Natürlich rief keiner an, ein Jahr lang. Ich begann, das Telefon nicht mehr überall hin mit zu nehmen. Erst als das alte Handy schon lange mit leerem Akku in der Schublade meines Schreibtisches lag und ich mich komplett auf das neue Gerät umgestellt hatte, begann ich hin und wieder E-Mails zu bekommen: Man habe mich zu erreichen versucht, ob denn meine Nummer nicht mehr aktiv sei. Argh. Und jedes Mal begann ich gedanklich sofort wieder zu brüllen. Doch! Verdammt noch mal! Aber ich bin überfordert damit, Menschen und Technik passen eben doch nicht zusammen, bei mir reichen schon zwölf Ziffern, um mich zur Weißglut und meine Teilhabe an der Welt an die Grenze zu bringen. Und wirklich, ich bin weder technikskeptisch noch fortschrittsfeindlich, aber wie fit eine Gesellschaft im Umgang mit Technologie wirklich ist, zeigt sich immer dann, wenn irgendwas nicht so läuft wie es soll.

Nach zwei Jahren hatte ich keine Lust mehr. Ich war mürbe. Und habe den Vertrag mit der alten Nummer auslaufen lassen. Die Bandansage, die man jetzt hört, lautet: Die Rufnummer ist uns nicht bekannt. Das ist inhaltlich natürlich Blödsinn, spätestens jetzt kennt ihr die Nummer ja, ihr Quarknasen, und das Problem ist ja: Wenn, dann ist nur euch diese Nummer nicht bekannt. Ungefähr allen anderen schon. Und man kriegt so eine Nummer ja nicht mehr eingefangen. Einmal in der Welt, immer in der Welt, ich hatte neulich sogar mit einem Menschen zu tun, der noch die Nummer hatte, die vor der schönen Nummer galt. Der einzige Weg, das zu lösen, wäre wohl: einmal im Jahr eine große Party zu geben und alle einzuladen, mit denen man je zu tun hatte, und dann eine kurze Durchsage zu machen: Achtung, die aktuelle Nummer lautet soundso. Oder man wirft Flugblätter aus dem Helikopter ab. Moderne Kommunikation hatte ich mir irgendwie einfacher vorgestellt.

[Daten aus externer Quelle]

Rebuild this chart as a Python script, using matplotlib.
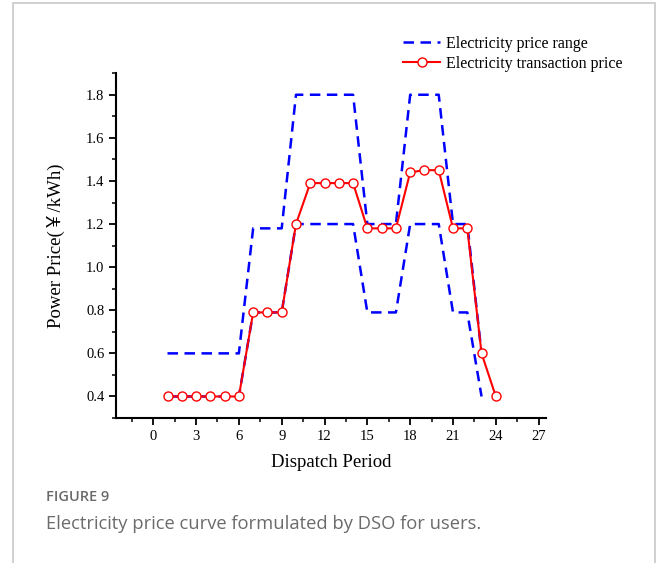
import numpy as np
import matplotlib
matplotlib.use("Agg")
import matplotlib.pyplot as plt
from matplotlib.ticker import MultipleLocator, FormatStrFormatter
from matplotlib.patches import Rectangle

# -------------------- Data --------------------
hours = list(range(1, 25))
trade_price = [0.40, 0.40, 0.40, 0.40, 0.40, 0.40, 0.79, 0.79, 0.79, 1.20,
               1.39, 1.39, 1.39, 1.39, 1.18, 1.18, 1.18, 1.44, 1.45, 1.45,
               1.18, 1.18, 0.60, 0.40]
range_hours = list(range(1, 24))
upper_price = [0.60, 0.60, 0.60, 0.60, 0.60, 0.60, 1.18, 1.18, 1.18, 1.80,
               1.80, 1.80, 1.80, 1.80, 1.20, 1.20, 1.20, 1.80, 1.80, 1.80,
               1.20, 1.20, 0.60]
lower_price = [0.40, 0.40, 0.40, 0.40, 0.40, 0.40, 0.79, 0.79, 0.79, 1.20,
               1.20, 1.20, 1.20, 1.20, 0.79, 0.79, 0.79, 1.20, 1.20, 1.20,
               0.79, 0.79, 0.40]

serif = ["Liberation Serif", "Noto Sans CJK SC", "DejaVu Sans"]
plt.rcParams["font.family"] = serif

fig = plt.figure(figsize=(6.56, 5.63), dpi=100)
ax = fig.add_axes([0.177, 0.2575, 0.655, 0.6125])

dash = (4.2, 2.6)
ax.plot(range_hours, upper_price, color="#0000ff", lw=1.8, dashes=dash,
        label="Electricity price range")
ax.plot(range_hours, lower_price, color="#0000ff", lw=1.8, dashes=dash)
ax.plot(hours, trade_price, color="#ff0000", lw=1.5, marker="o", ms=6.5,
        mfc="white", mec="#ff0000", mew=1.0,
        label="Electricity transaction price")

ax.set_xlim(-2.6, 27.5)
ax.set_ylim(0.3, 1.9)
ax.xaxis.set_major_locator(MultipleLocator(3))
ax.xaxis.set_minor_locator(MultipleLocator(1.5))
ax.yaxis.set_major_locator(MultipleLocator(0.2))
ax.yaxis.set_minor_locator(MultipleLocator(0.1))
ax.set_xticks(range(0, 28, 3))
ax.set_yticks(np.round(np.arange(0.4, 1.81, 0.2), 1))
ax.yaxis.set_major_formatter(FormatStrFormatter("%.1f"))

for s in ("top", "right"):
    ax.spines[s].set_visible(False)
for s in ("left", "bottom"):
    ax.spines[s].set_linewidth(1.5)
ax.tick_params(which="major", direction="out", length=5, width=1.3, labelsize=10.5)
ax.tick_params(which="minor", direction="out", length=3, width=1.1)

ax.set_xlabel("Dispatch Period", fontsize=13.5, labelpad=8)
ax.set_ylabel("Power Price(￥/kWh)", fontsize=13.5, labelpad=14)

fig.legend(loc="upper left", bbox_to_anchor=(0.605, 0.948), frameon=False,
           fontsize=11.5, handlelength=2.3, handletextpad=0.4,
           labelspacing=0.25, borderaxespad=0)

# caption panel
fig.patches.append(Rectangle((13 / 656, -0.05), (655 - 13) / 656, 1.05 - 3 / 563,
                             transform=fig.transFigure, fill=False,
                             edgecolor="#c8c8c8", lw=1.2))
fig.text(46 / 656, 1 - 497 / 563, "FIGURE 9", family="Open Sans",
         fontsize=10.5, fontweight="semibold", color="#6b6b6b", va="center")
fig.text(46 / 656, 1 - 524 / 563,
         "Electricity price curve formulated by DSO for users.",
         family="Open Sans", fontsize=13.2, color="#6b6b6b", va="center")

fig.savefig("out.png", dpi=100)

Ich bin sicher, bald wird es keine Telefonnummern mehr geben. Ein paar Jahre noch, dann wird man einfachere Wege gefunden haben, um Menschen zu verbinden, als über zufällig zusammengewürftelte Codes. Schon heute braucht man jede Nummer im Grunde nur noch ein einziges Mal, um sie in den Speicher abzulegen wie eine zwölfstellige PIN-Nummer, die den Kontakt zu einer bestimmten Person entsperrt. Danach kann man sie vergessen. So gesehen sind Telefonnummern ja auch viel weniger ein Mittel, Kontakt zu ermöglichen, als sehr viele andere Kontaktaufnahmen zu erschweren. Ich bin sicher, da gibt es bald was besseres, einfacheres, praktischeres.

Unterdessen plane ich schon mein nächstes Abenteuer. Ich wechsle meinen Internet-Anbieter. Wird sicher lustig, ich freue mich schon.